The records below hold a stretch from the line with "Emit a web page" through the line with "null, null, 1];"; return exactly those lines, ends included, and nothing more.

########################################

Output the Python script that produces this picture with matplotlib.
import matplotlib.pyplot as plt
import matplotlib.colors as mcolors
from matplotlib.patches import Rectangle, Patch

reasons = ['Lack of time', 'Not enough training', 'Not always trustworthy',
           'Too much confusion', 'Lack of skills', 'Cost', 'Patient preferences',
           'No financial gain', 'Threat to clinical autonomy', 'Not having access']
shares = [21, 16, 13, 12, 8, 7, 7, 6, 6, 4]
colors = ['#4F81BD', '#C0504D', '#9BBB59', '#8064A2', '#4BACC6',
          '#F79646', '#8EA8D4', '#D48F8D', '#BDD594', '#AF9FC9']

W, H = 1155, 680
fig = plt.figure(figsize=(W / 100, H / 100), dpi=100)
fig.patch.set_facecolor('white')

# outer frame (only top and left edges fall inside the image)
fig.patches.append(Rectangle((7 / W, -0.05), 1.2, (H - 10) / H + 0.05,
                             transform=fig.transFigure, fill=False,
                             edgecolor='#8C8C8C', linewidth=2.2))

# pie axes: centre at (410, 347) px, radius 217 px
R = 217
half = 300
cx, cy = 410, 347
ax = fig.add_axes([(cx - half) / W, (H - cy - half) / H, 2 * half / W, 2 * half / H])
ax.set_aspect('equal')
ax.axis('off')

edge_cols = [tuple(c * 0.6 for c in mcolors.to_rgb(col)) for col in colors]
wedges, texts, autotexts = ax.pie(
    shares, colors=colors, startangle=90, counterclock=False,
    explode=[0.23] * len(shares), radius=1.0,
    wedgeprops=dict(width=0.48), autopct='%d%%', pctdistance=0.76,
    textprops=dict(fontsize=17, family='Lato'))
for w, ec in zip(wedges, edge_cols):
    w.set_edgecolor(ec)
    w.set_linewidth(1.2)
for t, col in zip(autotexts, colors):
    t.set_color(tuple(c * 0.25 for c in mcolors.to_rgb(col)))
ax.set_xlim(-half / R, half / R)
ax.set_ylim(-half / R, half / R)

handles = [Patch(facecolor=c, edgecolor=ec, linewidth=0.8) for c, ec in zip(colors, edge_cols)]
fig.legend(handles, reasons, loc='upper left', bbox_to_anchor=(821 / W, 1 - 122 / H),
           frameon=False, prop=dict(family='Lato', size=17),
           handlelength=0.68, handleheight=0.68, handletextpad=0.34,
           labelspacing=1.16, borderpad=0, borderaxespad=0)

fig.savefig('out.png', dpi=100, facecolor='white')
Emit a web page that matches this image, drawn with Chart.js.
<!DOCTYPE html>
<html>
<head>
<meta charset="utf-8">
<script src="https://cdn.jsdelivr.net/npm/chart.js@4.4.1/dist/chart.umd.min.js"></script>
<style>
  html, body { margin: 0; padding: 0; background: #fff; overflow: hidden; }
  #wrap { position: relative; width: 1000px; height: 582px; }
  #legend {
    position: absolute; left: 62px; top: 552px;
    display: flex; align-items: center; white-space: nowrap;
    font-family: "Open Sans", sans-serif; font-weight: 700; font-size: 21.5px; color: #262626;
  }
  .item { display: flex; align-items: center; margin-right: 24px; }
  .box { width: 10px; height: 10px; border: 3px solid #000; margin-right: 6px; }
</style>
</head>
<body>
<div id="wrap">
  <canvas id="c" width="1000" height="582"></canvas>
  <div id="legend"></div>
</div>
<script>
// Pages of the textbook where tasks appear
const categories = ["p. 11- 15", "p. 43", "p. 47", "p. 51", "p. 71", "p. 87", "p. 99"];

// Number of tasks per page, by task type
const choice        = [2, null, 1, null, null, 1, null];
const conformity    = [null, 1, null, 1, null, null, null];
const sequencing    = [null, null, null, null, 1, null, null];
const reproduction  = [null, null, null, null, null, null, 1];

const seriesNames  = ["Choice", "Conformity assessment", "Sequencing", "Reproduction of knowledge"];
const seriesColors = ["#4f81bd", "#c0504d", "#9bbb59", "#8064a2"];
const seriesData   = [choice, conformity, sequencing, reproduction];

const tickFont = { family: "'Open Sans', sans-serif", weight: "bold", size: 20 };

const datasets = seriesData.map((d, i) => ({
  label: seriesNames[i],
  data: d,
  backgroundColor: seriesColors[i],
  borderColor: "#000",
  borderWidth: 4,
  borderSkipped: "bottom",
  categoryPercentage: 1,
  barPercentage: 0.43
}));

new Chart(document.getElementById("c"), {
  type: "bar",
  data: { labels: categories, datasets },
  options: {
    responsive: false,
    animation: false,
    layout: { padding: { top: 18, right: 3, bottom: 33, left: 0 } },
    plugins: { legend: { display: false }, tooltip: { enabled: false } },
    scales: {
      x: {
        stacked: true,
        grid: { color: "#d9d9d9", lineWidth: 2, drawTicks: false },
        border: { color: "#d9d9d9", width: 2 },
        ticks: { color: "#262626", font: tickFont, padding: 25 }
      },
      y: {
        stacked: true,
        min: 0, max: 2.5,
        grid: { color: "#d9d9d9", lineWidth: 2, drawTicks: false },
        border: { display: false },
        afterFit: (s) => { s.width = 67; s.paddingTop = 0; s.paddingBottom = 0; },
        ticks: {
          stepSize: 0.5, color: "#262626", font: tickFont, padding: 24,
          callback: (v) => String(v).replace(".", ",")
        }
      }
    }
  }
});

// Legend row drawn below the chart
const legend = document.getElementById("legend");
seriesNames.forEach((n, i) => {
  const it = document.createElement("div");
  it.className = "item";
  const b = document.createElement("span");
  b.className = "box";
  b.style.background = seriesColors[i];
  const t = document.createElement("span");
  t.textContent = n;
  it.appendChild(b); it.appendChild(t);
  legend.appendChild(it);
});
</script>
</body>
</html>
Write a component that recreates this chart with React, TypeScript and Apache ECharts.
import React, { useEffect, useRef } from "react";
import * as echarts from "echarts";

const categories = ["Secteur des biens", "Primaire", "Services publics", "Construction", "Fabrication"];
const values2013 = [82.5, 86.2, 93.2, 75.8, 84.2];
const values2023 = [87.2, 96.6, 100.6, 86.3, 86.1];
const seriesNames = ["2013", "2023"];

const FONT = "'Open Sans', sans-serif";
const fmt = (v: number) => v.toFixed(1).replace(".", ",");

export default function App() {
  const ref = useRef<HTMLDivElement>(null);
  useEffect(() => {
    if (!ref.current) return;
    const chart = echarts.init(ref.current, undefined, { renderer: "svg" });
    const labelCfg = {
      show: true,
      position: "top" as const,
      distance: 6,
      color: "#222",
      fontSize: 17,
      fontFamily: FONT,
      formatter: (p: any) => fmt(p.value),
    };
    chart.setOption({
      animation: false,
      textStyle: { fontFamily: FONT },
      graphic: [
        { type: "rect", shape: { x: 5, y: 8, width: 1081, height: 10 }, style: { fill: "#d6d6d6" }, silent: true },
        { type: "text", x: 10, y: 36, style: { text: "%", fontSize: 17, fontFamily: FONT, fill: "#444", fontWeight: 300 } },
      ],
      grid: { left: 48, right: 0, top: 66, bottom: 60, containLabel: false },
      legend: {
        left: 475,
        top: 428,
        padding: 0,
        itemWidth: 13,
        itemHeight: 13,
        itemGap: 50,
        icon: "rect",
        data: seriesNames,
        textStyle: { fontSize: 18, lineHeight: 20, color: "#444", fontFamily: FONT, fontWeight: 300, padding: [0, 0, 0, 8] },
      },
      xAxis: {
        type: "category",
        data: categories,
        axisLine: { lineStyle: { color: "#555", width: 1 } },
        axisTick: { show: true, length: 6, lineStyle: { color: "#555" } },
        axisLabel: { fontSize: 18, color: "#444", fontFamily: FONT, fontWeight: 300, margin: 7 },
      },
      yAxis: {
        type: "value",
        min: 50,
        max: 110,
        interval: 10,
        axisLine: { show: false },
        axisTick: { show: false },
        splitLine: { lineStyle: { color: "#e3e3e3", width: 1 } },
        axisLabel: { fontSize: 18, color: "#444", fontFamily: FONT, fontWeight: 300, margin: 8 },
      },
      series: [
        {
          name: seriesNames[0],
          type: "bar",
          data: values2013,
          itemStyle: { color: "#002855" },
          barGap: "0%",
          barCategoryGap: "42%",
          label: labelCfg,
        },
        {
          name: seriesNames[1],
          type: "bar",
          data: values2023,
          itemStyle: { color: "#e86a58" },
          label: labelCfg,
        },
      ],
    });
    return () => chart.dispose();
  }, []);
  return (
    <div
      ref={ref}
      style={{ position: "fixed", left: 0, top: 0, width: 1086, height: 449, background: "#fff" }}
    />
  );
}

########################################

● Result of this exercise
Emit a web page that matches this image, drawn with Chart.js.
<!DOCTYPE html>
<html>
<head>
<meta charset="utf-8">
<script src="https://cdn.jsdelivr.net/npm/chart.js@4.4.1/dist/chart.umd.min.js"></script>
<style>
  html, body { margin: 0; padding: 0; background: #fff; overflow: hidden; }
  #wrap { position: relative; width: 1000px; height: 582px; }
  #legend {
    position: absolute; left: 62px; top: 552px;
    display: flex; align-items: center; white-space: nowrap;
    font-family: "Open Sans", sans-serif; font-weight: 700; font-size: 21.5px; color: #262626;
  }
  .item { display: flex; align-items: center; margin-right: 24px; }
  .box { width: 10px; height: 10px; border: 3px solid #000; margin-right: 6px; }
</style>
</head>
<body>
<div id="wrap">
  <canvas id="c" width="1000" height="582"></canvas>
  <div id="legend"></div>
</div>
<script>
// Pages of the textbook where tasks appear
const categories = ["p. 11- 15", "p. 43", "p. 47", "p. 51", "p. 71", "p. 87", "p. 99"];

// Number of tasks per page, by task type
const choice        = [2, null, 1, null, null, 1, null];
const conformity    = [null, 1, null, 1, null, null, null];
const sequencing    = [null, null, null, null, 1, null, null];
const reproduction  = [null, null, null, null, null, null, 1];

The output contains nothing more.